>> begin

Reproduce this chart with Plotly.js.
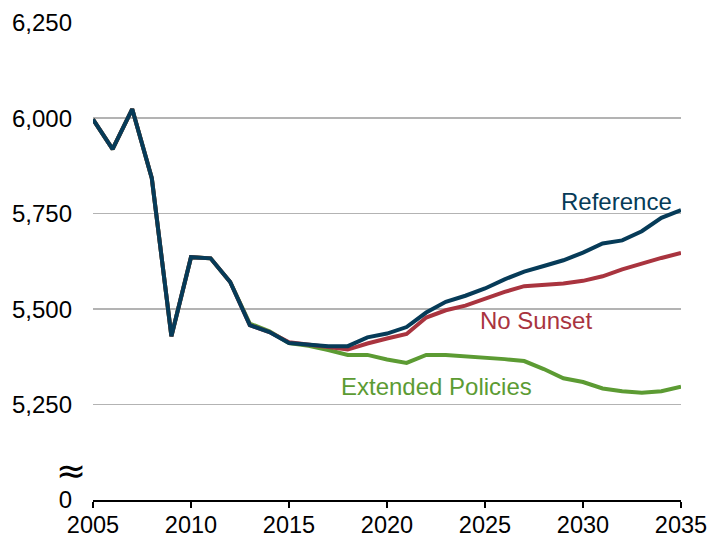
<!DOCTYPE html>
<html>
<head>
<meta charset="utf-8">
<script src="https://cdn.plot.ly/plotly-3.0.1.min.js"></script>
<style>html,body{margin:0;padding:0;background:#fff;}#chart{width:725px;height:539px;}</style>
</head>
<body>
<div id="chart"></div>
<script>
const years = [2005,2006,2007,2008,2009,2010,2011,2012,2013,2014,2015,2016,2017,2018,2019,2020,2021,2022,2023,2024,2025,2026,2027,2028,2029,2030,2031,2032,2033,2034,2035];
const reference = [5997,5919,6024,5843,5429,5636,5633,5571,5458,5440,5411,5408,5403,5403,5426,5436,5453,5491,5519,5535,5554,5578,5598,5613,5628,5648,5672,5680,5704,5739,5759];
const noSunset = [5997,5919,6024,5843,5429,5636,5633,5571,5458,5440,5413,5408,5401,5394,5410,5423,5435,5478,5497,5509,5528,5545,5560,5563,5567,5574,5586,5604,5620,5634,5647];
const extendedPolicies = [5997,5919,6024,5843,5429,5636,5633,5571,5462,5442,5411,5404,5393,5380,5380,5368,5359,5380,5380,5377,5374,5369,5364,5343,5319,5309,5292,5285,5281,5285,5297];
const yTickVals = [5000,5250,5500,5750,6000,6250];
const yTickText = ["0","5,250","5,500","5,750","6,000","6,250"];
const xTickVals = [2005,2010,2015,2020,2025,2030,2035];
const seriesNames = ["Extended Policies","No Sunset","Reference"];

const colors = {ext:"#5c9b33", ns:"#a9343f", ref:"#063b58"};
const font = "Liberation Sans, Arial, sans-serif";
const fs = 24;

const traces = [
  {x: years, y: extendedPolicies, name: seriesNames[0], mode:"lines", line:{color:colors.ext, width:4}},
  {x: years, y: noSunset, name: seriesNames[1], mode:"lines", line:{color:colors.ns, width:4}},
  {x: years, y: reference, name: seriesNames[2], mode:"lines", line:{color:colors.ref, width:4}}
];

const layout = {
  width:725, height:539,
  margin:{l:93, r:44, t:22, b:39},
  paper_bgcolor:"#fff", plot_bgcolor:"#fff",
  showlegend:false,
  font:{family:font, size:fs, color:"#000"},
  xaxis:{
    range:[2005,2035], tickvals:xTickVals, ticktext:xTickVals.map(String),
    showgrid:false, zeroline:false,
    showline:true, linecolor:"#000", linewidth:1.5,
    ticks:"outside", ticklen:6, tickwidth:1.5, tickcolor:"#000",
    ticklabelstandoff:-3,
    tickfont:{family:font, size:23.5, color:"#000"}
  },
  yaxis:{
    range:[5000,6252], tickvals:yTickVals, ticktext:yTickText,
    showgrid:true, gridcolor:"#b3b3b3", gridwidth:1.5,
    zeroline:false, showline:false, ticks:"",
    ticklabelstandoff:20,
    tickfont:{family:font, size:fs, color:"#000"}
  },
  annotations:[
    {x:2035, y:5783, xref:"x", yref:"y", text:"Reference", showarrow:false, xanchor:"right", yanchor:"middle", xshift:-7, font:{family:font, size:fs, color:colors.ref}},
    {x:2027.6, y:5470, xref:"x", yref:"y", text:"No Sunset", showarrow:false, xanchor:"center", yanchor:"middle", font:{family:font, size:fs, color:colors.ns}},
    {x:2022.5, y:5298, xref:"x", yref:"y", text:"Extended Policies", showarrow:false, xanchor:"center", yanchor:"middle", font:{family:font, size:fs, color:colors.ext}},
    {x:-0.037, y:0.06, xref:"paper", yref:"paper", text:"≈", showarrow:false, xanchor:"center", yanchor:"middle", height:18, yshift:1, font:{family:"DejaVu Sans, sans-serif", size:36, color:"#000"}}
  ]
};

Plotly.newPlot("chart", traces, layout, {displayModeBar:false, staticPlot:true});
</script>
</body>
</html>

>> end

## STATED PROBLEM
Repeat the material verbatim. Do not carry over any picture.

## SOLUTION TO THE PROBLEM
Reproduce this chart with Plotly.js.
<!DOCTYPE html>
<html>
<head>
<meta charset="utf-8">
<script src="https://cdn.plot.ly/plotly-3.0.1.min.js"></script>
<style>html,body{margin:0;padding:0;background:#fff;}#chart{width:725px;height:539px;}</style>
</head>
<body>
<div id="chart"></div>
<script>
const years = [2005,2006,2007,2008,2009,2010,2011,2012,2013,2014,2015,2016,2017,2018,2019,2020,2021,2022,2023,2024,2025,2026,2027,2028,2029,2030,2031,2032,2033,2034,2035];
const reference = [5997,5919,6024,5843,5429,5636,5633,5571,5458,5440,5411,5408,5403,5403,5426,5436,5453,5491,5519,5535,5554,5578,5598,5613,5628,5648,5672,5680,5704,5739,5759];
const noSunset = [5997,5919,6024,5843,5429,5636,5633,5571,5458,5440,5413,5408,5401,5394,5410,5423,5435,5478,5497,5509,5528,5545,5560,5563,5567,5574,5586,5604,5620,5634,5647];
const extendedPolicies = [5997,5919,6024,5843,5429,5636,5633,5571,5462,5442,5411,5404,5393,5380,5380,5368,5359,5380,5380,5377,5374,5369,5364,5343,5319,5309,5292,5285,5281,5285,5297];
const yTickVals = [5000,5250,5500,5750,6000,6250];
const yTickText = ["0","5,250","5,500","5,750","6,000","6,250"];
const xTickVals = [2005,2010,2015,2020,2025,2030,2035];
const seriesNames = ["Extended Policies","No Sunset","Reference"];

const colors = {ext:"#5c9b33", ns:"#a9343f", ref:"#063b58"};
const font = "Liberation Sans, Arial, sans-serif";
const fs = 24;

const traces = [
  {x: years, y: extendedPolicies, name: seriesNames[0], mode:"lines", line:{color:colors.ext, width:4}},
  {x: years, y: noSunset, name: seriesNames[1], mode:"lines", line:{color:colors.ns, width:4}},
  {x: years, y: reference, name: seriesNames[2], mode:"lines", line:{color:colors.ref, width:4}}
];

const layout = {
  width:725, height:539,
  margin:{l:93, r:44, t:22, b:39},
  paper_bgcolor:"#fff", plot_bgcolor:"#fff",
  showlegend:false,
  font:{family:font, size:fs, color:"#000"},
  xaxis:{
    range:[2005,2035], tickvals:xTickVals, ticktext:xTickVals.map(String),
    showgrid:false, zeroline:false,
    showline:true, linecolor:"#000", linewidth:1.5,
    ticks:"outside", ticklen:6, tickwidth:1.5, tickcolor:"#000",
    ticklabelstandoff:-3,
    tickfont:{family:font, size:23.5, color:"#000"}
  },
  yaxis:{
    range:[5000,6252], tickvals:yTickVals, ticktext:yTickText,
    showgrid:true, gridcolor:"#b3b3b3", gridwidth:1.5,
    zeroline:false, showline:false, ticks:"",
    ticklabelstandoff:20,
    tickfont:{family:font, size:fs, color:"#000"}
  },
  annotations:[
    {x:2035, y:5783, xref:"x", yref:"y", text:"Reference", showarrow:false, xanchor:"right", yanchor:"middle", xshift:-7, font:{family:font, size:fs, color:colors.ref}},
    {x:2027.6, y:5470, xref:"x", yref:"y", text:"No Sunset", showarrow:false, xanchor:"center", yanchor:"middle", font:{family:font, size:fs, color:colors.ns}},
    {x:2022.5, y:5298, xref:"x", yref:"y", text:"Extended Policies", showarrow:false, xanchor:"center", yanchor:"middle", font:{family:font, size:fs, color:colors.ext}},
    {x:-0.037, y:0.06, xref:"paper", yref:"paper", text:"≈", showarrow:false, xanchor:"center", yanchor:"middle", height:18, yshift:1, font:{family:"DejaVu Sans, sans-serif", size:36, color:"#000"}}
  ]
};

Plotly.newPlot("chart", traces, layout, {displayModeBar:false, staticPlot:true});
</script>
</body>
</html>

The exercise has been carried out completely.